● THE TASK: Extract everything from the first line through the line with "const toPoints = (xs, ys)", both ends included, except for any pictures.

● DATASET CONTENT:
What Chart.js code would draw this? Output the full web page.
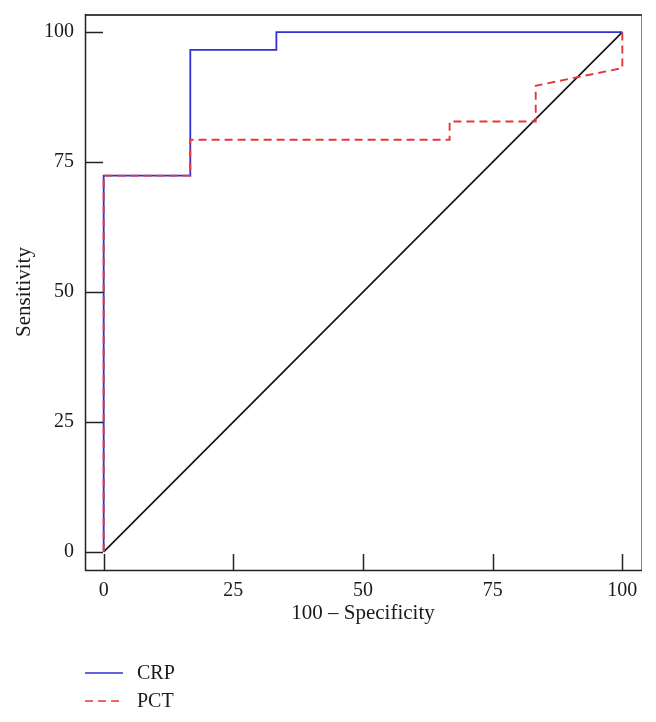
<!DOCTYPE html>
<html>
<head>
<meta charset="utf-8">
<script src="https://cdn.jsdelivr.net/npm/chart.js@4.4.1/dist/chart.umd.min.js"></script>
<style>
  html, body { margin: 0; padding: 0; background: #fff; }
  #roc { display: block; }
</style>
</head>
<body>
<canvas id="roc" width="656" height="722"></canvas>
<script>
// ── Data ───────────────────────────────────────────────
const TICKS = [0, 25, 50, 75, 100];

const CRP_X = [0, 0, 16.7, 16.7, 33.3, 33.3, 100];
const CRP_Y = [0, 72.4, 72.4, 96.6, 96.6, 100, 100];

const PCT_X = [0, 0, 16.7, 16.7, 66.7, 66.7, 83.3, 83.3, 100, 100];
const PCT_Y = [0, 72.4, 72.4, 79.3, 79.3, 82.8, 82.8, 89.7, 93.1, 100];

const REF_X = [0, 100];
const REF_Y = [0, 100];

const COLORS = {
  crp:  '#3030d4',
  pct:  '#e83636',
  ref:  '#111111',
  text: '#1a1a1a',
};

const FONT = { family: '"Liberation Serif", "Times New Roman", serif', size: 20 };
const TITLE_FONT = { ...FONT, size: 21 };

const toPoints = (xs, ys) => xs.map((x, i) => ({ x, y: ys[i] }));

// ── Box, inward ticks and bottom legend ───────────────
const frame = {
  id: 'frame',
  afterDatasetsDraw(chart) {
    const { ctx, chartArea: a, scales: { x, y } } = chart;
    ctx.save();
    ctx.lineCap = 'butt';
    // inward tick marks
    ctx.strokeStyle = '#222';
    ctx.lineWidth = 1.5;
    TICKS.forEach(v => {
      const py = Math.round(y.getPixelForValue(v)) + 0.5;
      ctx.beginPath(); ctx.moveTo(a.left, py); ctx.lineTo(a.left + 18, py); ctx.stroke();
      const px = Math.round(x.getPixelForValue(v)) + 0.5;
      ctx.beginPath(); ctx.moveTo(px, a.bottom); ctx.lineTo(px, a.bottom - 16); ctx.stroke();
    });
    // frame
    ctx.strokeStyle = '#888';
    ctx.lineWidth = 1;
    ctx.beginPath(); ctx.moveTo(a.right + 0.5, a.top); ctx.lineTo(a.right + 0.5, a.bottom); ctx.stroke();
    ctx.strokeStyle = '#444';
    ctx.lineWidth = 2;
    ctx.beginPath(); ctx.moveTo(a.left, a.top + 1); ctx.lineTo(a.right + 1, a.top + 1); ctx.stroke();
    ctx.strokeStyle = '#222';
    ctx.lineWidth = 1.5;
    ctx.beginPath(); ctx.moveTo(a.left + 0.5, a.top); ctx.lineTo(a.left + 0.5, a.bottom + 1); ctx.stroke();
    ctx.beginPath(); ctx.moveTo(a.left, a.bottom + 0.5); ctx.lineTo(a.right + 1, a.bottom + 0.5); ctx.stroke();

    // legend (CRP, PCT stacked under the plot)
    const items = chart.data.datasets.filter(d => d.inLegend)
      .sort((p, q) => p.legendIndex - q.legendIndex);
    ctx.font = `${FONT.size}px ${FONT.family}`;
    ctx.textBaseline = 'middle';
    ctx.fillStyle = COLORS.text;
    items.forEach((d, i) => {
      const ly = 673 + i * 28;
      ctx.strokeStyle = d.borderColor;
      ctx.lineWidth = 1.5;
      ctx.setLineDash(d.borderDash || []);
      ctx.beginPath(); ctx.moveTo(a.left, ly); ctx.lineTo(a.left + 38, ly); ctx.stroke();
      ctx.setLineDash([]);
      ctx.fillText(d.label, a.left + 52, ly + 1);
    });
    ctx.restore();
  },
};

const axisBase = (min, max) => ({
  type: 'linear',
  min, max,
  afterBuildTicks: s => { s.ticks = TICKS.map(v => ({ value: v })); },
  grid: { display: false, drawTicks: false },
  border: { display: false },
});

// datasets listed top-most first (PCT dashes sit over CRP)
new Chart(document.getElementById('roc'), {
  type: 'scatter',
  data: {
    datasets: [
      {
        label: 'PCT', inLegend: true, legendIndex: 1,
        data: toPoints(PCT_X, PCT_Y),
        borderColor: COLORS.pct, borderWidth: 1.9, borderDash: [8, 5],
        showLine: true, pointRadius: 0, tension: 0,
      },
      {
        label: 'CRP', inLegend: true, legendIndex: 0,
        data: toPoints(CRP_X, CRP_Y),
        borderColor: COLORS.crp, borderWidth: 1.8,
        showLine: true, pointRadius: 0, tension: 0,
      },
      {
        label: 'Reference',
        data: toPoints(REF_X, REF_Y),
        borderColor: COLORS.ref, borderWidth: 1.6,
        showLine: true, pointRadius: 0, tension: 0,
      },
    ],
  },
  options: {
    responsive: false,
    animation: false,
    layout: { padding: { top: 14, right: 15, bottom: 92, left: 0 } },
    plugins: { legend: { display: false }, tooltip: { enabled: false } },
    scales: {
      x: {
        ...axisBase(-3.6, 103.6),
        afterFit: s => { s.height = 60; s.paddingLeft = 0; s.paddingRight = 0; },
        ticks: { color: COLORS.text, font: FONT, padding: 9 },
        title: { display: true, text: '100 \u2013 Specificity', color: COLORS.text, font: TITLE_FONT, padding: { top: 0, bottom: 4 } },
      },
      y: {
        ...axisBase(-3.5, 103.5),
        afterFit: s => { s.width = 85; s.paddingTop = 0; s.paddingBottom = 0; },
        ticks: { color: COLORS.text, font: FONT, padding: 11 },
        title: { display: true, text: 'Sensitivity', color: COLORS.text, font: TITLE_FONT, padding: { top: 12, bottom: 0 } },
      },
    },
  },
  plugins: [frame],
});
</script>
</body>
</html>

● ANSWER TO THIS PROBLEM:
What Chart.js code would draw this? Output the full web page.
<!DOCTYPE html>
<html>
<head>
<meta charset="utf-8">
<script src="https://cdn.jsdelivr.net/npm/chart.js@4.4.1/dist/chart.umd.min.js"></script>
<style>
  html, body { margin: 0; padding: 0; background: #fff; }
  #roc { display: block; }
</style>
</head>
<body>
<canvas id="roc" width="656" height="722"></canvas>
<script>
// ── Data ───────────────────────────────────────────────
const TICKS = [0, 25, 50, 75, 100];

const CRP_X = [0, 0, 16.7, 16.7, 33.3, 33.3, 100];
const CRP_Y = [0, 72.4, 72.4, 96.6, 96.6, 100, 100];

const PCT_X = [0, 0, 16.7, 16.7, 66.7, 66.7, 83.3, 83.3, 100, 100];
const PCT_Y = [0, 72.4, 72.4, 79.3, 79.3, 82.8, 82.8, 89.7, 93.1, 100];

const REF_X = [0, 100];
const REF_Y = [0, 100];

const COLORS = {
  crp:  '#3030d4',
  pct:  '#e83636',
  ref:  '#111111',
  text: '#1a1a1a',
};

const FONT = { family: '"Liberation Serif", "Times New Roman", serif', size: 20 };
const TITLE_FONT = { ...FONT, size: 21 };

const toPoints = (xs, ys) => xs.map((x, i) => ({ x, y: ys[i] }));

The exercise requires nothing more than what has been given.